I’m really uneasy now. Penry is dark. Lev is dark. Same place. Same posture. Because the hall light is behind Lev’s head, he could almost be Penry.
“Okay. I’m Penry. I’ve just hit you. You’re wearing what?”
“What? A skirt. It was a fucking summer’s day, Lev. I was wearing a skirt, okay?”
“No. I don’t care about that. Your shoes. What kind of shoes?”
“Flats.”
“I don’t know what that is, flats. Did they have a sole, anything heavy?”
“No, Lev. I don’t live in a war zone. I’m a girl. And it was a summer’s day.”
“Okay, so no shoes. You can still strike the knee. Do it.”

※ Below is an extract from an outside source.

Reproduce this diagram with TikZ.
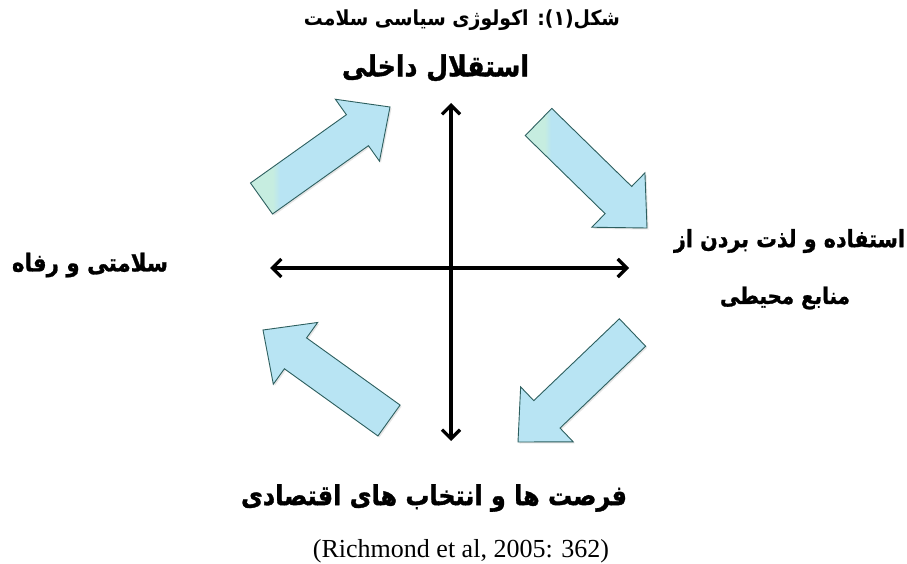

“Lev. I’ve got a gun now. Penry hit me once and buggered off. I didn’t need to strike him. He just let himself out of the front door and drove away.”

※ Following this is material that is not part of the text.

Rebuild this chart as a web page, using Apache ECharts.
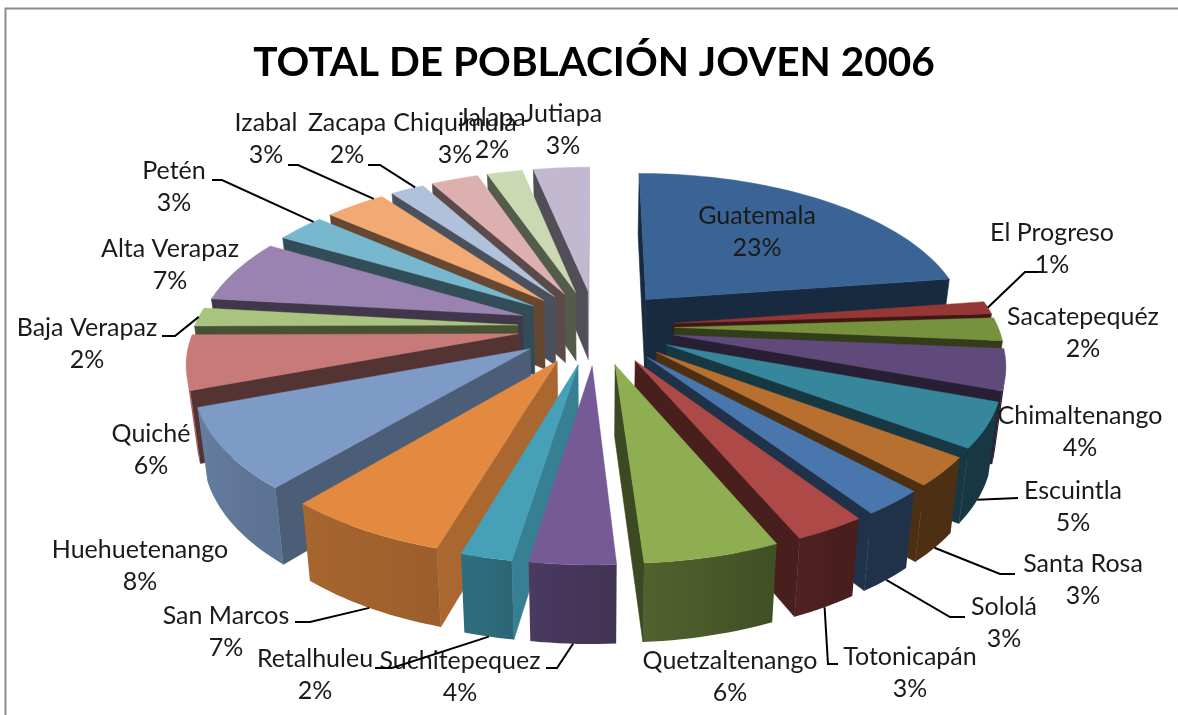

“So it was tactical, you are saying? You chose not to strike?”
“No, it wasn’t like that.”
“I’m Penry. I hit you once. I’m going to hit you again. Maybe I’m going to kill you. Maybe fuck you, then kill you. Probably that. Fuck you first.”
He makes the tiniest movement toward me. There’s something menacing in him, the light behind his head, the way his voice tightens, the way he’s holding himself. I’m in terror now. Maybe that’s the marijuana making itself felt, but I don’t think so. I don’t get paranoid on weed. I get calmer. That’s why I started smoking it in the first place. Why I still do. Self-medica
tion. But the drug can’t do anything for the terror I’m feeling now. I feel just like I did back on the step with Penry. A body memory, perhaps, but no less terrifying for that.

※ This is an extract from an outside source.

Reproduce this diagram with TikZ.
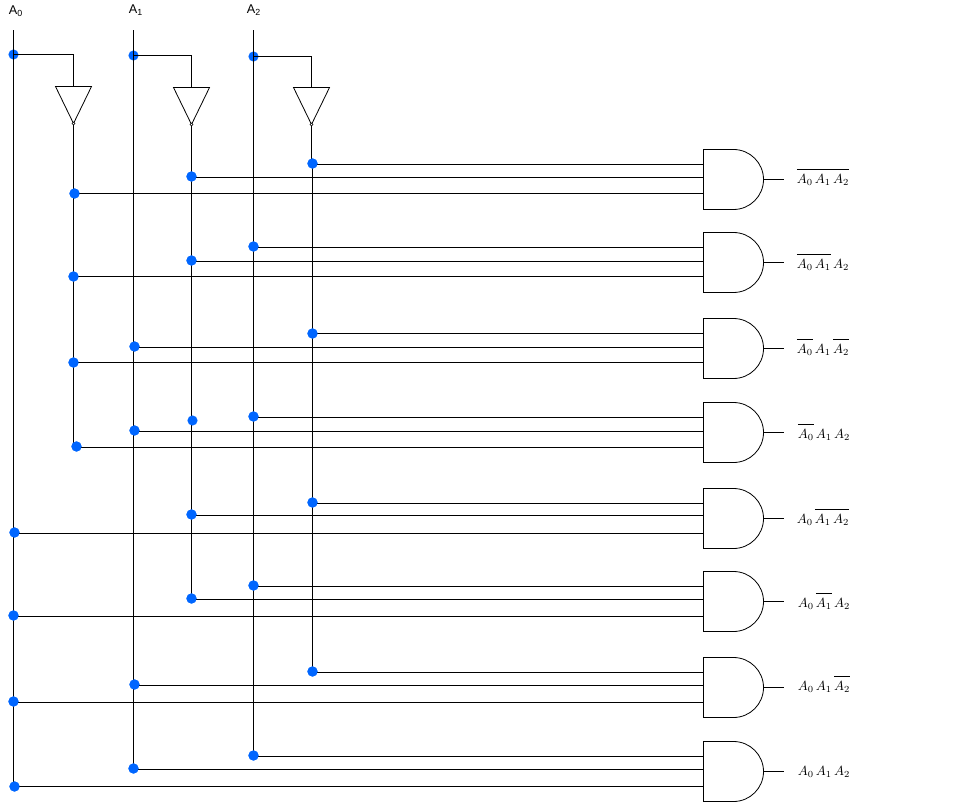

“Fuck you, then kill you.”
Lev moves fractionally farther toward me.
And then some instinct takes over in me. A fighting one. A killing one.
I lash out with my topmost leg, my right one. I aim for Lev’s kneecap, and catch it cleanly. Lev spills over backward, and I follow through with a hard stamp down on his testicles, mashing them twice with my heel, then get poised to start kicking him in the windpipe until I’ve shattered his larynx and his windpipe and the poor fucker will be on his knees choking for breath and pleading for mercy and ready to feel the smash of my kneecap in his face.
“Good, good. Really good.”
Lev never lets me really hurt him. He lifted his knee at the last possible second, so I caught him on the upper calf. As for the testicle stamp, he caught my leg with both hands and took the weight off it as it came down, shifting it sideways onto his thigh.
But I’m not there. I’m not in the world that Lev is in. Unarmed combat practice. Everything a series of moves and countermoves. I’m panting, partly from the exertion, but mostly because of a flood of feelings that I don’t recognize. I don’t even really feel them as feelings at all. I just feel spacey and out of my body and like I want to kick Lev’s windpipe until he’s breathing out through the toe of my shoe.
I know he’s talking to me, and I have trouble focusing on his words. I do my best. He repeats himself.
“You were scared? At the time it happened, you were scared?”
“No. It was beyond that. Terrified. I felt helpless.”
“But you weren’t helpless. You could have disabled him. Like just now.”
“I know. But I wasn’t in that headspace then.”